The stance adopted by the US is straightforward – it implies full recognition and strengthening the Kosovo independence. On July 22 the IMF (headquartered in Washington) approved a Euro 108.9m financial package of assistance to Kosovo over 18 months, Euro 22.1m of the amount being available to the Kosovo administration immediately. The World Bank has already allocated over $400m to Albania for the coming 4 years: $275m (Euro 214m) is coming from the International Bank of Reconstruction and Development and $150m Euro (116m) – from the International Financial Corporation.


In the meantime the Western and Albanian media are entertaining the idea of territorial exchange – the northern part of Kosovo for the Presevo Valley, a southern region of Serbia with a predominantly Albanian population - which is supposedly offered to Belgrade. Allegations are also made that Belgrade is ready to discuss the demarcation of the border between Serbia and Kosovo.


Pristina enjoyed absolute peace of mind in anticipation of the ICJ ruling. At the moment the Kosovo administration is convinced that getting extra 35 UN-member countries to join the 69 which have already recognized Kosovo independence is not going to be a problem.


Belgrade says that the legitimization of Kosovo separatism will lead to the mushrooming of pseudo-statehoods and will destabilize a number of regions in various parts of the world. Serbia's President B. Tadic also says Kosovo tops the list of his country's priorities. Serbia intends to float a new resolution on Kosovo at the September, 2010 session of the UN General Assembly and, according to Tadic, will never recognize its independence in any form, directly or indirectly.


While Tadic is invoking international law, the opposition in Serbia directs biting criticism at the country's administration for permanent capitulation on Kosovo throughout the two years since its unilateral declaration of independence. It was Tadic who, while pledging to continue the diplomatic struggle over Kosovo, sent Serbian ambassadors back to the countries which had recognized the breakaway province and recognized the Eulex mission with its openly stated mission of strengthening the administrative institutions in Kosovo. Brussels is promoting the doctrine of incorporating West Balkans into the EU, the European prospects for Kosovo being its integral part. Talking of the national interests, Tadic's administration held no parliamentary hearings on Kosovo over the two years, and Belgrade even signed – at the expense of Serbia's national interests - a resolution on Srebrenica at the West's request on the eve of the ICJ ruling.
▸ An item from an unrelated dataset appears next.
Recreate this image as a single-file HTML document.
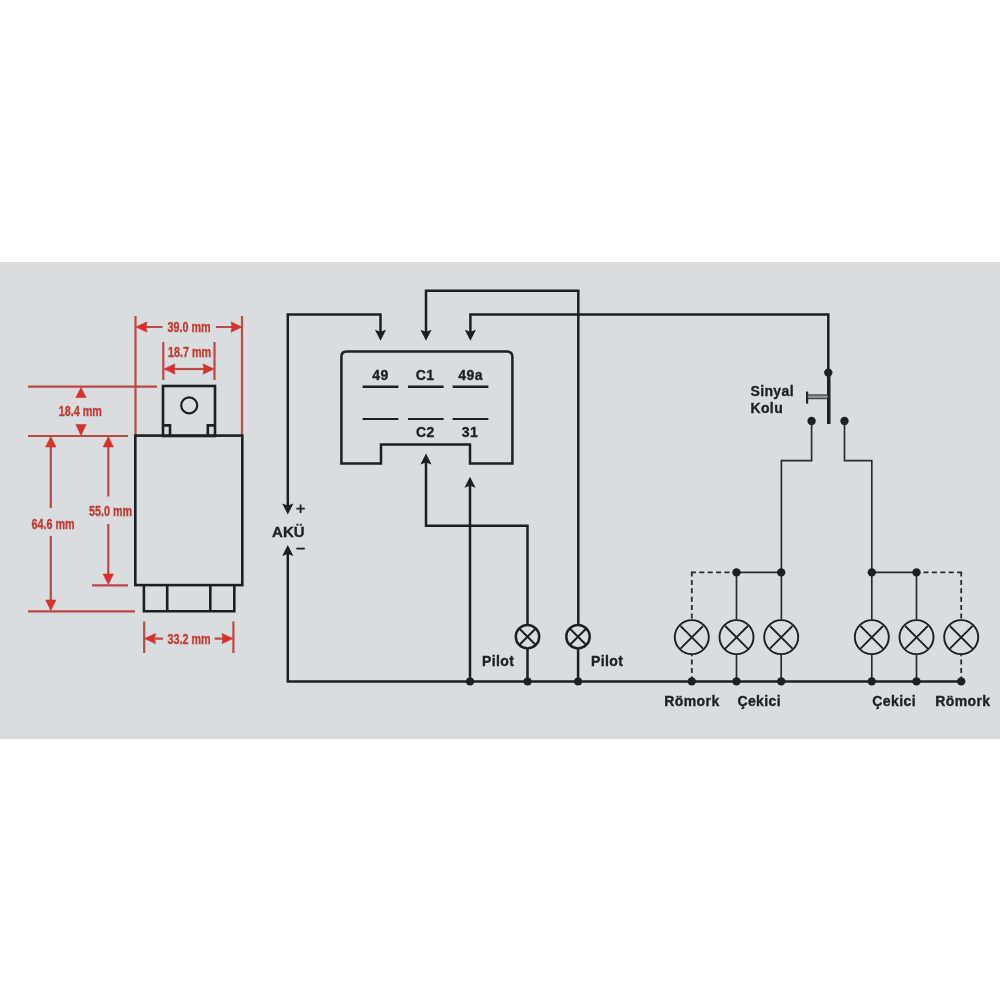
<!DOCTYPE html>
<html><head><meta charset="utf-8">
<style>
html,body{margin:0;padding:0;background:#fff;width:1000px;height:1000px;overflow:hidden}
svg{display:block;will-change:transform}
.r{font-family:"Liberation Sans",sans-serif;font-weight:bold;fill:#c43a31;stroke:#c43a31;stroke-width:0.35}
.t{font-family:"Liberation Sans",sans-serif;font-weight:bold;fill:#1f2023;stroke:#1f2023;stroke-width:0.35}
</style></head>
<body>
<svg width="1000" height="1000" viewBox="0 0 1000 1000">
<rect x="0" y="262" width="1000" height="477" fill="#d9dde0"/>
<rect x="0" y="262" width="1000" height="9" fill="#dcdcdc"/>
<rect x="0" y="736" width="1000" height="3" fill="#dadada"/>

<!-- RED dimensions -->
<g stroke="#bb4a44" stroke-width="2.2" fill="none">
  <path d="M135.5 316V436M242 316V436"/>
  <path d="M146 327H162.5M216 327H232"/>
  <path d="M163.3 342V380M214.5 342V380"/>
  <path d="M173 369H205"/>
  <path d="M28 386.6H157M28 436H128M28 611.3H135M92 585.3H128"/>
  <path d="M50.8 446V508M50.8 536V601"/>
  <path d="M108.3 446V496.5M108.3 524V575"/>
  <path d="M144.2 621.6V653M233.4 621.6V653"/>
  <path d="M155 638.6H163M214.6 638.6H223"/>
</g>
<g fill="#dc2f2c" stroke="#c0302c" stroke-width="0.5">
  <path d="M136 327L147 321.8L146 327L147 332.2Z"/>
  <path d="M242 327L231 321.8L232 327L231 332.2Z"/>
  <path d="M164 369L175 363.8L174 369L175 374.2Z"/>
  <path d="M214 369L203 363.8L204 369L203 374.2Z"/>
  <path d="M81 387.5L86.2 397.5L75.8 397.5Z"/>
  <path d="M81 435.5L86.2 424.5L75.8 424.5Z"/>
  <path d="M50.8 436.5L56 447L45.6 447Z"/>
  <path d="M50.8 610.5L56 600L45.6 600Z"/>
  <path d="M108.3 436.5L113.5 447L103.1 447Z"/>
  <path d="M108.3 584.5L113.5 574L103.1 574Z"/>
  <path d="M144.5 638.6L155.5 633.4L154.5 638.6L155.5 643.8Z"/>
  <path d="M233 638.6L222 633.4L223 638.6L222 643.8Z"/>
</g>
<g class="r" font-size="15.3">
  <text x="189" y="331.85" text-anchor="middle" transform="translate(189 0) scale(0.705 1) translate(-189 0)">39.0 mm</text>
  <text x="189.5" y="356.65" text-anchor="middle" transform="translate(189.5 0) scale(0.705 1) translate(-189.5 0)">18.7 mm</text>
  <text x="80.3" y="415.85" text-anchor="middle" transform="translate(80.3 0) scale(0.705 1) translate(-80.3 0)">18.4 mm</text>
  <text x="53.1" y="528.75" text-anchor="middle" transform="translate(53.1 0) scale(0.705 1) translate(-53.1 0)">64.6 mm</text>
  <text x="110.6" y="516.15" text-anchor="middle" transform="translate(110.6 0) scale(0.705 1) translate(-110.6 0)">55.0 mm</text>
  <text x="189.1" y="643.65" text-anchor="middle" transform="translate(189.1 0) scale(0.705 1) translate(-189.1 0)">33.2 mm</text>
</g>

<!-- relay body -->
<g stroke="#1e1f22" stroke-width="2.6" fill="none">
  <rect x="163" y="386" width="52" height="50"/>
  <circle cx="189.2" cy="405.4" r="8" stroke-width="2.2"/>
  <path d="M163 425.4H170V436M215 425.4H207.8V436"/>
  <rect x="135.3" y="435.6" width="107" height="149.5"/>
  <path d="M143.9 585.1V611.3H234.3V585.1M167.2 585.1V611.3M210.3 585.1V611.3"/>
</g>

<!-- circuit -->
<g stroke="#1e1f22" stroke-width="2.5" fill="none">
  <path d="M287.8 508V314.4H380.5V335"/>
  <path d="M426 335V290.7H578.3V624.5M578.1 648.5V681.4"/>
  <path d="M470.4 335V314.4H828.3V372.6"/>
  <path d="M341.4 463.5V356.8Q341.4 351.6 346.6 351.6H507.2Q512.4 351.6 512.4 356.8V463.5H470V444.4H381V463.5Z"/>
  <path d="M426 459V525.8H527.5V624.5M527.5 648.5V681.4"/>
  <path d="M470 482V681.4"/>
  <path d="M287.8 551V681.4H961.2"/>
  <circle cx="527.5" cy="636.7" r="11.7"/>
  <circle cx="578" cy="636.7" r="11.7"/>
</g>
<g stroke="#1e1f22" stroke-width="2" fill="none">
  <path d="M519.5 628.7L535.5 644.7M535.5 628.7L519.5 644.7M570 628.7L586 644.7M586 628.7L570 644.7"/>
  <path d="M362.6 386.8H398.4M408 386.8H443.6M452.6 386.8H488.4" stroke-width="2.4"/>
  <path d="M362.6 419H398.4M408 419H443.6M452.6 419H488.4"/>
</g>
<g fill="#1e1f22">
  <path d="M380.5 340.8L386.1 329.8L380.5 331.8L374.9 329.8Z"/>
  <path d="M426 340.8L431.6 329.8L426 331.8L420.4 329.8Z"/>
  <path d="M470.4 340.8L476.0 329.8L470.4 331.8L464.8 329.8Z"/>
  <path d="M426 453.5L431.6 464.5L426 462.5L420.4 464.5Z"/>
  <path d="M470 476.8L475.6 487.8L470 485.8L464.4 487.8Z"/>
  <path d="M287.8 514.5L293.4 503.5L287.8 505.5L282.2 503.5Z"/>
  <path d="M287.8 545L293.4 556.0L287.8 554.0L282.2 556.0Z"/>
  <circle cx="470" cy="681.4" r="4"/>
  <circle cx="527.6" cy="681.4" r="4"/>
  <circle cx="578.1" cy="681.4" r="4"/>
</g>
<g class="t" font-size="14" letter-spacing="0.4">
  <text x="380.4" y="380" text-anchor="middle">49</text>
  <text x="425" y="380" text-anchor="middle">C1</text>
  <text x="470.6" y="380" text-anchor="middle">49a</text>
  <text x="425.4" y="437" text-anchor="middle">C2</text>
  <text x="470" y="437" text-anchor="middle">31</text>
  <text x="288.3" y="536.8" text-anchor="middle" font-size="15" letter-spacing="0">AKÜ</text>
  <text x="482" y="665.8">Pilot</text>
  <text x="591" y="665.8">Pilot</text>
  <text x="750.4" y="396.2">Sinyal</text>
  <text x="750.4" y="413.2">Kolu</text>
  <text x="664.3" y="705.6">Römork</text>
  <text x="737.4" y="705.6">Çekici</text>
  <text x="872.3" y="705.6">Çekici</text>
  <text x="935.2" y="705.6">Römork</text>
</g>
<g stroke="#1e1f22" stroke-width="1.8" fill="none">
  <path d="M296.4 508.7H304.8M300.6 504.5V512.9"/>
  <path d="M296.4 548.6H304.8"/>
</g>

<!-- switch -->
<g fill="#1e1f22">
  <circle cx="828.3" cy="372.6" r="4.2"/>
  <rect x="827" y="372" width="3.5" height="52"/>
  <rect x="806" y="391.6" width="2.2" height="12"/>
  <circle cx="811.6" cy="421" r="4.2"/>
  <circle cx="844.5" cy="421" r="4.2"/>
</g>
<rect x="807.5" y="394.9" width="20.5" height="3.8" fill="#8e9093" stroke="#2e2f32" stroke-width="1"/>
<g stroke="#2a2b2e" stroke-width="1.65" fill="none">
  <path d="M811.6 421V460.6H781.4V619.5M844.5 421V460.6H871.8V619.5"/>
  <path d="M736.5 572.4H781.2M871.8 572.4H916.5"/>
  <path d="M736.5 572V619.5M736.5 654.5V681.4M781.2 654.5V681.4M871.8 654.5V681.4M916.5 572V619.5M916.5 654.5V681.4"/>
</g>
<g stroke="#2a2b2e" stroke-width="1.8" fill="none" stroke-dasharray="5 3.4">
  <path d="M690.9 572.4H736.5M691.8 571.5V619.5M691.8 681.4V654.5"/>
  <path d="M962.1 572.4H916.5M961.2 571.5V619.5M961.2 681.4V654.5"/>
</g>
<g stroke="#1e1f22" stroke-width="1.9" fill="none">
  <circle cx="691.8" cy="637.1" r="17"/>
  <circle cx="736.5" cy="637.1" r="17"/>
  <circle cx="781.2" cy="637.1" r="17"/>
  <circle cx="871.8" cy="637.1" r="17"/>
  <circle cx="916.5" cy="637.1" r="17"/>
  <circle cx="961.2" cy="637.1" r="17"/>
</g>
<g stroke="#1e1f22" stroke-width="1.8" fill="none" stroke-linecap="round">
  <path d="M681.0 626.5L702.6 648.1M702.6 626.5L681.0 648.1"/>
  <path d="M725.7 626.5L747.3 648.1M747.3 626.5L725.7 648.1"/>
  <path d="M770.4 626.5L792.0 648.1M792.0 626.5L770.4 648.1"/>
  <path d="M861.0 626.5L882.6 648.1M882.6 626.5L861.0 648.1"/>
  <path d="M905.7 626.5L927.3 648.1M927.3 626.5L905.7 648.1"/>
  <path d="M950.4 626.5L972.0 648.1M972.0 626.5L950.4 648.1"/>
</g>
<g fill="#1e1f22">
  <circle cx="736.5" cy="572.4" r="4.2"/>
  <circle cx="781.2" cy="572.4" r="4.2"/>
  <circle cx="871.8" cy="572.4" r="4.2"/>
  <circle cx="916.5" cy="572.4" r="4.2"/>
  <circle cx="691.8" cy="681.4" r="4.2"/>
  <circle cx="736.5" cy="681.4" r="4.2"/>
  <circle cx="781.2" cy="681.4" r="4.2"/>
  <circle cx="871.8" cy="681.4" r="4.2"/>
  <circle cx="916.5" cy="681.4" r="4.2"/>
  <circle cx="961.2" cy="681.4" r="4.2"/>
</g>
</svg>
</body></html>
Given that the UN Security Council's inaction made possible the aggression against Serbia, the creation of a major US military base on a part of the Serbian territory seized by Albanian separatists, and the support of the so-called Kosovo administration by the West, the July 22 ICJ ruling signifies a final phase of the destruction of the system of international law.


The ICJ verdict has overturned Resolution 1244 of the UN Security Council and became a prologue to a new phase of the Kosovo project. The West will do everything to prevent freezing the Kosovo conflict. All of the past plans harbored by Pristina will start to turn into reality. Those include the absorption of the Serb population south of the Ibar River, integration and subsequent assimilation of the Serb population in the north of Kosovo, the export of separatism to the Presevo Valley in south Serbia, the proliferation of Albanian nationalism across the Balkans, and de facto if not de jure unification of Kosovo and Albania. All of the above will be taking place against the backdrop of the West's diplomatic and financial support for the independent Kosovo and its integration into the EU and NATO.